>>>>>

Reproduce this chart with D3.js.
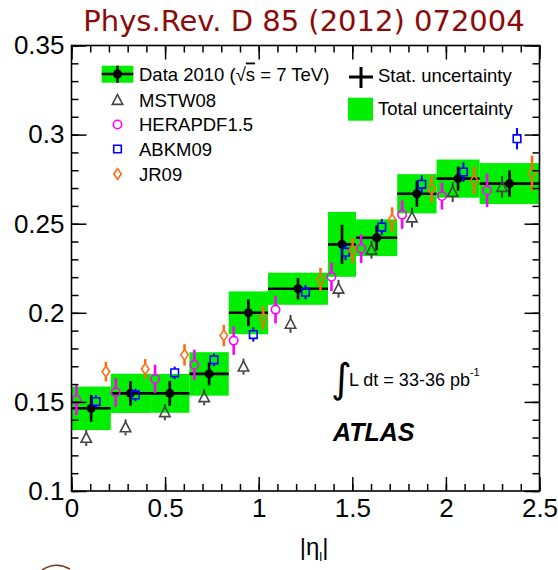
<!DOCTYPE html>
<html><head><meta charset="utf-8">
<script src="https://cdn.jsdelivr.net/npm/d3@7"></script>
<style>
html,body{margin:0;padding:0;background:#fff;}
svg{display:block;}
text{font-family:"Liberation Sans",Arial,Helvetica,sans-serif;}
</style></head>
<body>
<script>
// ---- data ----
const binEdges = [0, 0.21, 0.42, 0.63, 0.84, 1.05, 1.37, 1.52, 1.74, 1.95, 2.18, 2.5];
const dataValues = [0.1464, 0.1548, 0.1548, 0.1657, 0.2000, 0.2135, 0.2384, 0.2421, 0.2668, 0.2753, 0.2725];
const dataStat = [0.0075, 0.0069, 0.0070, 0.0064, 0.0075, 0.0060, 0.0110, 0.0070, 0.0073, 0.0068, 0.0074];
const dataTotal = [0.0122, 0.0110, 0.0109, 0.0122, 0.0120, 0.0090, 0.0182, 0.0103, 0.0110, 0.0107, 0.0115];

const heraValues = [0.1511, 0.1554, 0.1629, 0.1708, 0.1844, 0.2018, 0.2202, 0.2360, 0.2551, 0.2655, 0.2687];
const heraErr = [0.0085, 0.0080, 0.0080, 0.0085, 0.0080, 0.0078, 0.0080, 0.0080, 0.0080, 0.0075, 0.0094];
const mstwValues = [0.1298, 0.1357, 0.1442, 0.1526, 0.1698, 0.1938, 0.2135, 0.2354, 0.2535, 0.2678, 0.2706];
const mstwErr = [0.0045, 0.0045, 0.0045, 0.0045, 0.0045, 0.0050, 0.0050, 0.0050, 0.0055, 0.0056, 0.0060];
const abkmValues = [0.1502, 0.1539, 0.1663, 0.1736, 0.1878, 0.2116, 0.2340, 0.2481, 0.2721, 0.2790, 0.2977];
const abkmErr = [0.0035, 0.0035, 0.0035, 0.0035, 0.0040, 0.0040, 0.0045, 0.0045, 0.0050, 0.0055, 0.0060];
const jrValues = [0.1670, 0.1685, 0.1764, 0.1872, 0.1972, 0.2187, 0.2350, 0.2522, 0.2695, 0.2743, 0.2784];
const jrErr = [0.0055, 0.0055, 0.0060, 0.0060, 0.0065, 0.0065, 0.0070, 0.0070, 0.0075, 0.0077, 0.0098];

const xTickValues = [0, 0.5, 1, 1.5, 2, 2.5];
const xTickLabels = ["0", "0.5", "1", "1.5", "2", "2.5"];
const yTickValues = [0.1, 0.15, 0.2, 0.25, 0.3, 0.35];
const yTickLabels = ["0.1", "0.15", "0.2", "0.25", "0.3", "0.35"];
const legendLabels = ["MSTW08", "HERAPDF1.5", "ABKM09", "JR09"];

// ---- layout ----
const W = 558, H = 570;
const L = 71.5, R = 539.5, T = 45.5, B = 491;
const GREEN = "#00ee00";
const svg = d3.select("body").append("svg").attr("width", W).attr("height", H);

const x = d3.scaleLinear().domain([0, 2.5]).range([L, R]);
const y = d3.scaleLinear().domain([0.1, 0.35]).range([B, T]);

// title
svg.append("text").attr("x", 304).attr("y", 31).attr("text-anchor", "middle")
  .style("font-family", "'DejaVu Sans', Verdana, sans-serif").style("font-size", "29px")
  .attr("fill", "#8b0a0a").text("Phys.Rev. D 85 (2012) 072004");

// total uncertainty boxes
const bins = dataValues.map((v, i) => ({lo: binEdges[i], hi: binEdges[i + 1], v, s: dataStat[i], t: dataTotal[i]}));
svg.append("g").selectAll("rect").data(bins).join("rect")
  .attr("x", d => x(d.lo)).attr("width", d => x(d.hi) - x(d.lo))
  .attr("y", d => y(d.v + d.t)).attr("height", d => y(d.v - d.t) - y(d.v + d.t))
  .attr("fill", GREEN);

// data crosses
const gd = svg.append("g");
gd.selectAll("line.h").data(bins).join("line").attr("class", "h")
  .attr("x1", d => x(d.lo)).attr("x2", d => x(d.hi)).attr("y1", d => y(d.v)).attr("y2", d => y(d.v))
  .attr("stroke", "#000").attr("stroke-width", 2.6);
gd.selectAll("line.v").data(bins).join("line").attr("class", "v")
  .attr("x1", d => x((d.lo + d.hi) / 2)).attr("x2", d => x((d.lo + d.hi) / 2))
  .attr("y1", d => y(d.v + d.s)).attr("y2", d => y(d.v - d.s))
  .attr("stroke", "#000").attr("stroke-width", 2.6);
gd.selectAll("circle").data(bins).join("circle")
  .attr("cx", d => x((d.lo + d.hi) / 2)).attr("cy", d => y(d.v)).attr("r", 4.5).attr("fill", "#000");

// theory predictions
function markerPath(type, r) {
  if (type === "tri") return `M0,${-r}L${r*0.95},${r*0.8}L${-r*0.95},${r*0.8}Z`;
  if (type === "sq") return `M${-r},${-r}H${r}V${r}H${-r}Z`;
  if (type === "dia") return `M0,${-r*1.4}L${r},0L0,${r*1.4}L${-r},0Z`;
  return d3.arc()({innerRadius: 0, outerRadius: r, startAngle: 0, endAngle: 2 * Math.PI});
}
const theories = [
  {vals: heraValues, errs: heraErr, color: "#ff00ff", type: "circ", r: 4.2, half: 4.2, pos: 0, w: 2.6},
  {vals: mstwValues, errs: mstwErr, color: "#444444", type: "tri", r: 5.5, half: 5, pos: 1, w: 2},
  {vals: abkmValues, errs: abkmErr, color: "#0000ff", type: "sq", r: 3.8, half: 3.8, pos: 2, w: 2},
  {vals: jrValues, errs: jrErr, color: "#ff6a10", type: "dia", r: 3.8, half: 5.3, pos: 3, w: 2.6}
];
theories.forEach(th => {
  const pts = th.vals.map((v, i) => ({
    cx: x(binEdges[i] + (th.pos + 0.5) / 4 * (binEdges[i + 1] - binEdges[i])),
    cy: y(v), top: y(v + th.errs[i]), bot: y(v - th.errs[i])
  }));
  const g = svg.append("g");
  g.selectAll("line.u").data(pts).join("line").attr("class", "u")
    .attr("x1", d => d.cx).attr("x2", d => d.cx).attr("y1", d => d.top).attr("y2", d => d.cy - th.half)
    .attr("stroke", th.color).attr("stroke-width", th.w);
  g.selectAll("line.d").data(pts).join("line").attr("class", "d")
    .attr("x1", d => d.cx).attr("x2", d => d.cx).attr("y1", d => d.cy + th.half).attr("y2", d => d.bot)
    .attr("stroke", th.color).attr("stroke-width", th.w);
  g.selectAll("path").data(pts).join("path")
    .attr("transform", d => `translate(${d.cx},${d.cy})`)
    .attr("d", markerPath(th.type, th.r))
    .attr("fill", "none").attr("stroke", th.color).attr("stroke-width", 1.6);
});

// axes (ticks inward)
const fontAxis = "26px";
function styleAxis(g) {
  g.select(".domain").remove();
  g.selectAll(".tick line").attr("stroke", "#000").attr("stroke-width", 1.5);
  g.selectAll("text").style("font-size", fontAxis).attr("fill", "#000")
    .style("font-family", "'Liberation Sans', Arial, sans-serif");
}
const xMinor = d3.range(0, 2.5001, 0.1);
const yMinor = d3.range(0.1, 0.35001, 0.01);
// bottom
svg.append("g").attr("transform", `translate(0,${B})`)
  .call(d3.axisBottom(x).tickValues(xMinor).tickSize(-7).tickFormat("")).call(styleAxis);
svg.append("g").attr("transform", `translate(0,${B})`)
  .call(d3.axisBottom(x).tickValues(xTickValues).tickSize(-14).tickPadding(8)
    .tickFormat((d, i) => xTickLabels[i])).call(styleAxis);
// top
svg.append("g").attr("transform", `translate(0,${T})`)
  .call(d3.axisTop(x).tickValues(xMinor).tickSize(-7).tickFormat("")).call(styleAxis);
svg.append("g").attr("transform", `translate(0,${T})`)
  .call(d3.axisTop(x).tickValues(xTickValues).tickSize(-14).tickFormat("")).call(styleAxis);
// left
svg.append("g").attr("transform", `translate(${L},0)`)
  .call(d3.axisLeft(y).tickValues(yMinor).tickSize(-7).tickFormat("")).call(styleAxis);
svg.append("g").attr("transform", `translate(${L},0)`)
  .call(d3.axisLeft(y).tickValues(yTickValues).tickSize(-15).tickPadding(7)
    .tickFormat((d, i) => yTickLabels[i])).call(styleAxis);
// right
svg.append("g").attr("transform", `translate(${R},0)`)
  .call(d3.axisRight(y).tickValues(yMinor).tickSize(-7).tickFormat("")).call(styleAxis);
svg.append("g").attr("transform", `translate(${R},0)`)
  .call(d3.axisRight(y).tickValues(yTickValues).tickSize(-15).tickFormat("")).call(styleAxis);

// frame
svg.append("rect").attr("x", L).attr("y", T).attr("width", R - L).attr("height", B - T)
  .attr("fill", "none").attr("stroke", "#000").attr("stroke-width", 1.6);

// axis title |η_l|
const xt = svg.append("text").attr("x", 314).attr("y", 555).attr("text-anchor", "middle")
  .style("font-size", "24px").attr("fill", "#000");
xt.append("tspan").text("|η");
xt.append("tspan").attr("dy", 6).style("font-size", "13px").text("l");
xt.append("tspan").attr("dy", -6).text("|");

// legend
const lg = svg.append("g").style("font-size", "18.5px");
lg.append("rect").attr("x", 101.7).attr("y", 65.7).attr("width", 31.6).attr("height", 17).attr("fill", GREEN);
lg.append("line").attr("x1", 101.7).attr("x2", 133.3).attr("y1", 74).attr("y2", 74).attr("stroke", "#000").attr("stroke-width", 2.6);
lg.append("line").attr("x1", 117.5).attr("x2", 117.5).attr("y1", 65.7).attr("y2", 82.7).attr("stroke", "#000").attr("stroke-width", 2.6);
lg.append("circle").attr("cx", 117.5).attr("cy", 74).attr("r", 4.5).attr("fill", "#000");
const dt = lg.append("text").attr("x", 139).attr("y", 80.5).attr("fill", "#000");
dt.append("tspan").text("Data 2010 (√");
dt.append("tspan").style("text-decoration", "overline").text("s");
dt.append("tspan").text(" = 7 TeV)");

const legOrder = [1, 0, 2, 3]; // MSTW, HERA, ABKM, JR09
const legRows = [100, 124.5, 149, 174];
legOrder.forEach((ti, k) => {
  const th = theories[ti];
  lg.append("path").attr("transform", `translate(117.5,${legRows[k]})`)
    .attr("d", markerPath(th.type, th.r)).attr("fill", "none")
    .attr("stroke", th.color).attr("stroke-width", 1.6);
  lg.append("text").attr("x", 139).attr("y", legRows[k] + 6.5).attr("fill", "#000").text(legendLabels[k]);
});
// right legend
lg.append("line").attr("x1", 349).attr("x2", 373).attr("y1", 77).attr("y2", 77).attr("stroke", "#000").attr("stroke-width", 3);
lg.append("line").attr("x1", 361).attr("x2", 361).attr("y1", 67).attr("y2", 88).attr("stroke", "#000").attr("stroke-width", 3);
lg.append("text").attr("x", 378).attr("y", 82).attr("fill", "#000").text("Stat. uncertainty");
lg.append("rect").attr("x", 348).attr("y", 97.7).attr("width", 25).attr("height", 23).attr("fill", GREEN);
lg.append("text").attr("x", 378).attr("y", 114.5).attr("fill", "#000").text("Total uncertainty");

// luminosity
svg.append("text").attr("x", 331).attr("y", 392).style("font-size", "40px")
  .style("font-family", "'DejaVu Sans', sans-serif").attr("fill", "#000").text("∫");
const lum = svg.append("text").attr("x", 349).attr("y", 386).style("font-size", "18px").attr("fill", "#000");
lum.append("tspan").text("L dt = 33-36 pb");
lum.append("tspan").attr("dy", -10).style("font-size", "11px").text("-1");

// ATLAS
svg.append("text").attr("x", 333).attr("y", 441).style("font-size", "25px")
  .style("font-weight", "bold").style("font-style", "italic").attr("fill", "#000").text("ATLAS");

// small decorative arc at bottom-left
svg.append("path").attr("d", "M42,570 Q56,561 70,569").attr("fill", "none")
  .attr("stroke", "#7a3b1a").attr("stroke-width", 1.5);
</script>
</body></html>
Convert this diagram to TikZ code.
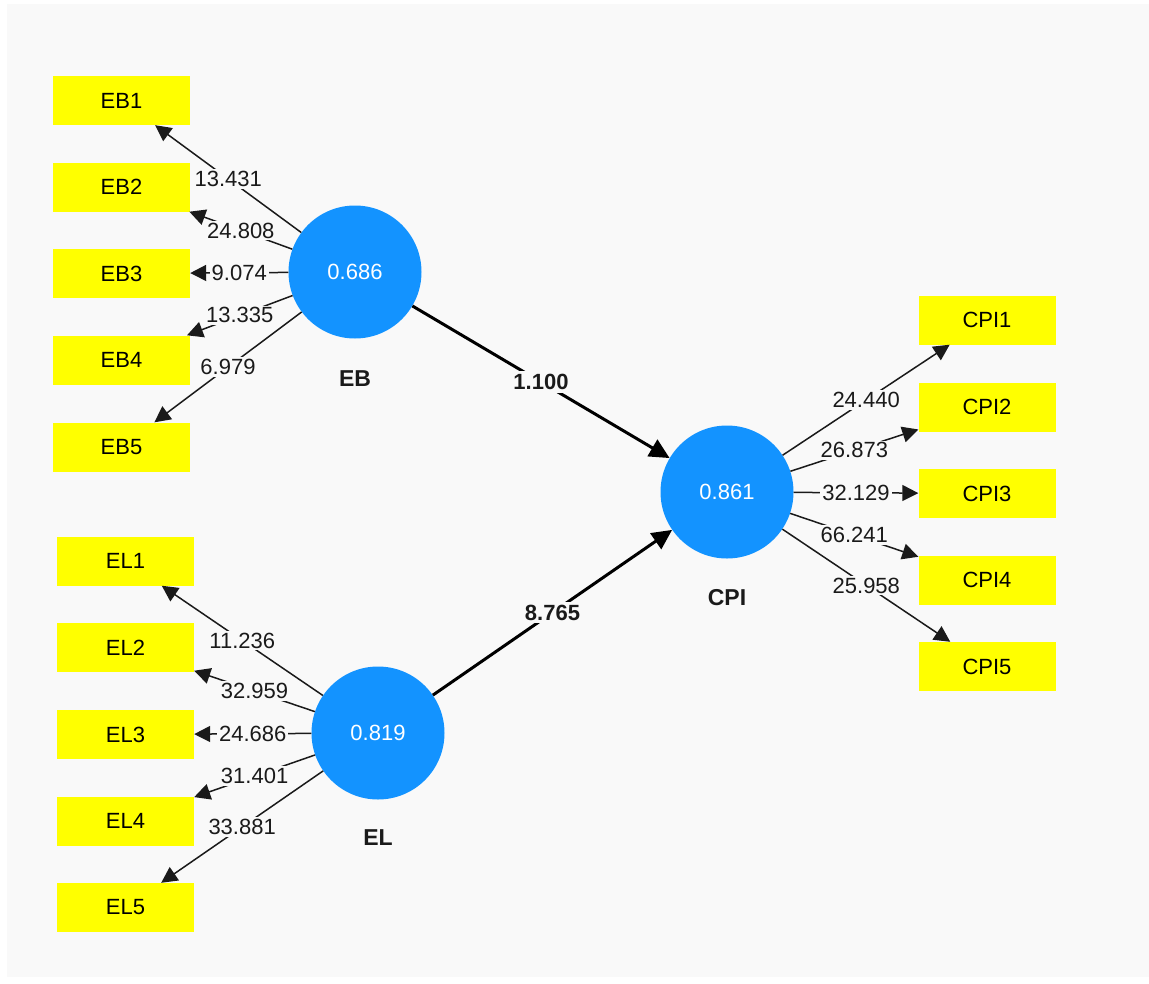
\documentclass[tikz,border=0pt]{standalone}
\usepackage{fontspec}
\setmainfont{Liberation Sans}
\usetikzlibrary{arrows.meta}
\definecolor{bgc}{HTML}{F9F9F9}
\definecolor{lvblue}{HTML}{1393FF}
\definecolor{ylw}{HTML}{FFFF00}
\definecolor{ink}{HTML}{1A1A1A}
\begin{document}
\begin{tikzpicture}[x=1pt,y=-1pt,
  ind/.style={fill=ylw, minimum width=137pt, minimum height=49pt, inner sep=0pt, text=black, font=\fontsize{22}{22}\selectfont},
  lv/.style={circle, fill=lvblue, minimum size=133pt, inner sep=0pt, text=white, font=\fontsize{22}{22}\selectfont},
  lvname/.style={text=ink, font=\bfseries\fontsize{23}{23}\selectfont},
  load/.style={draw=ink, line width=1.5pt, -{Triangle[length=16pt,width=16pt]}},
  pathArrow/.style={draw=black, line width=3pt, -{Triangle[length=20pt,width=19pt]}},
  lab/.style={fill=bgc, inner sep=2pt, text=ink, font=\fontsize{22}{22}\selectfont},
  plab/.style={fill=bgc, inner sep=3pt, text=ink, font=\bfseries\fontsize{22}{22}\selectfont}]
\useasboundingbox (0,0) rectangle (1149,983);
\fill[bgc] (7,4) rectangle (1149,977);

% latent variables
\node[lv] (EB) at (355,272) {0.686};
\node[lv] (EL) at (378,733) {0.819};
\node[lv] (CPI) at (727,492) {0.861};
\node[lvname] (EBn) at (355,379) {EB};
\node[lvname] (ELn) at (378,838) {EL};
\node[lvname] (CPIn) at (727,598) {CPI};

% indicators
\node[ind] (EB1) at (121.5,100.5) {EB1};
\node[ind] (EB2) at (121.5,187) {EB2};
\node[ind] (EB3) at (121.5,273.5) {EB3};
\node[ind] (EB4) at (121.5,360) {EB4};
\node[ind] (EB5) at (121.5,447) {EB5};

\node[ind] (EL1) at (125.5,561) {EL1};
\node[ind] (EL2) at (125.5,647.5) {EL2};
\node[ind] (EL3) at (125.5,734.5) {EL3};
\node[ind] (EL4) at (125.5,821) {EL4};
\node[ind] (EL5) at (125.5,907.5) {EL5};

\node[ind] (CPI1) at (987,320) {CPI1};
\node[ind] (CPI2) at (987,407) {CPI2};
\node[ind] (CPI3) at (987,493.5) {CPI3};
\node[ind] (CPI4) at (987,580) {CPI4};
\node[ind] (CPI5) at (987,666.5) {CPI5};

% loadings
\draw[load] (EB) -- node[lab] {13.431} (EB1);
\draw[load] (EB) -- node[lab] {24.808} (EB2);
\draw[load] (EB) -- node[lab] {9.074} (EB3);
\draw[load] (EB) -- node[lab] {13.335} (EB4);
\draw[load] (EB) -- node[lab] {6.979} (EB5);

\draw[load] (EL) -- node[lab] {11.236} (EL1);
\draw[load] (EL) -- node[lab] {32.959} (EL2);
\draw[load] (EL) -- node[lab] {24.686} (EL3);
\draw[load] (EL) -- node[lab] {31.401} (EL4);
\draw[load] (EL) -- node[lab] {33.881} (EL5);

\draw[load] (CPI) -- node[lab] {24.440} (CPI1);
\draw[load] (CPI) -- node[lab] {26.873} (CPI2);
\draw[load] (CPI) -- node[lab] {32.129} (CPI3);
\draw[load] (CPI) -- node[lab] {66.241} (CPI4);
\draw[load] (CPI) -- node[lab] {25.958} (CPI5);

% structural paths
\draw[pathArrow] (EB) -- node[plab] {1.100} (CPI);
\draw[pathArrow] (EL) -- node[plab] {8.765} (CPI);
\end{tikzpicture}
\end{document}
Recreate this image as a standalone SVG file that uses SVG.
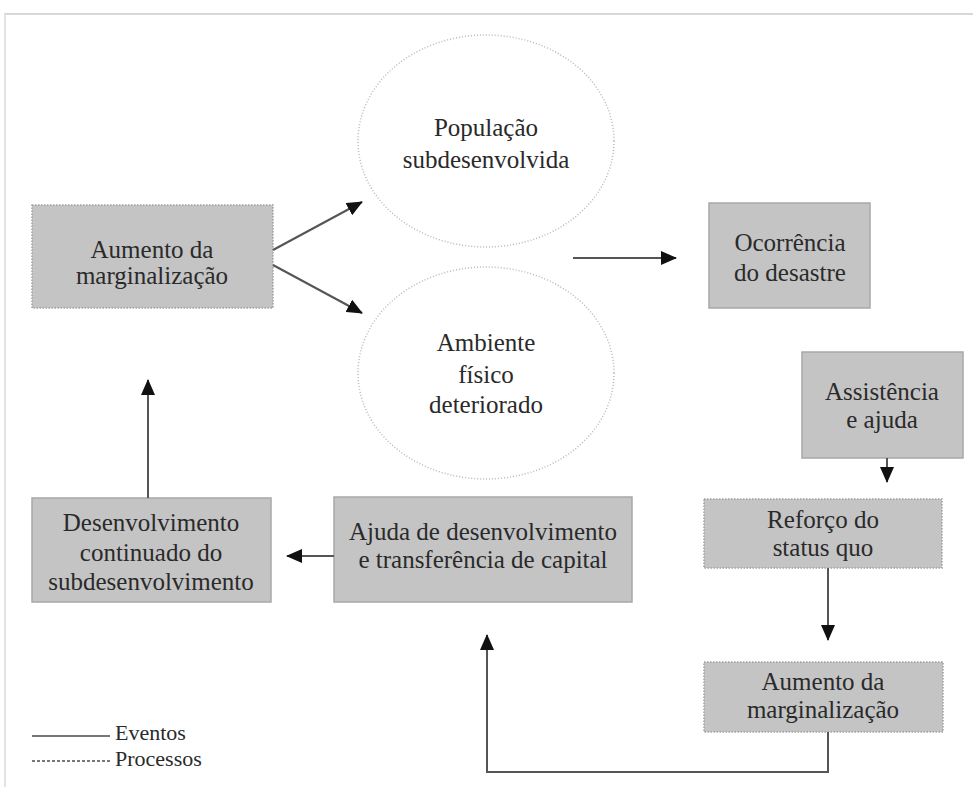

<<<<<

** TASK DESCRIPTION **
Without the pictures, repeat the entries above line by line, from the first through the one that contains "0.0110, 0.0107, 0.0115];", both ends included.

** TASK OUTPUT **
Reproduce this chart with D3.js.
<!DOCTYPE html>
<html><head><meta charset="utf-8">
<script src="https://cdn.jsdelivr.net/npm/d3@7"></script>
<style>
html,body{margin:0;padding:0;background:#fff;}
svg{display:block;}
text{font-family:"Liberation Sans",Arial,Helvetica,sans-serif;}
</style></head>
<body>
<script>
// ---- data ----
const binEdges = [0, 0.21, 0.42, 0.63, 0.84, 1.05, 1.37, 1.52, 1.74, 1.95, 2.18, 2.5];
const dataValues = [0.1464, 0.1548, 0.1548, 0.1657, 0.2000, 0.2135, 0.2384, 0.2421, 0.2668, 0.2753, 0.2725];
const dataStat = [0.0075, 0.0069, 0.0070, 0.0064, 0.0075, 0.0060, 0.0110, 0.0070, 0.0073, 0.0068, 0.0074];
const dataTotal = [0.0122, 0.0110, 0.0109, 0.0122, 0.0120, 0.0090, 0.0182, 0.0103, 0.0110, 0.0107, 0.0115];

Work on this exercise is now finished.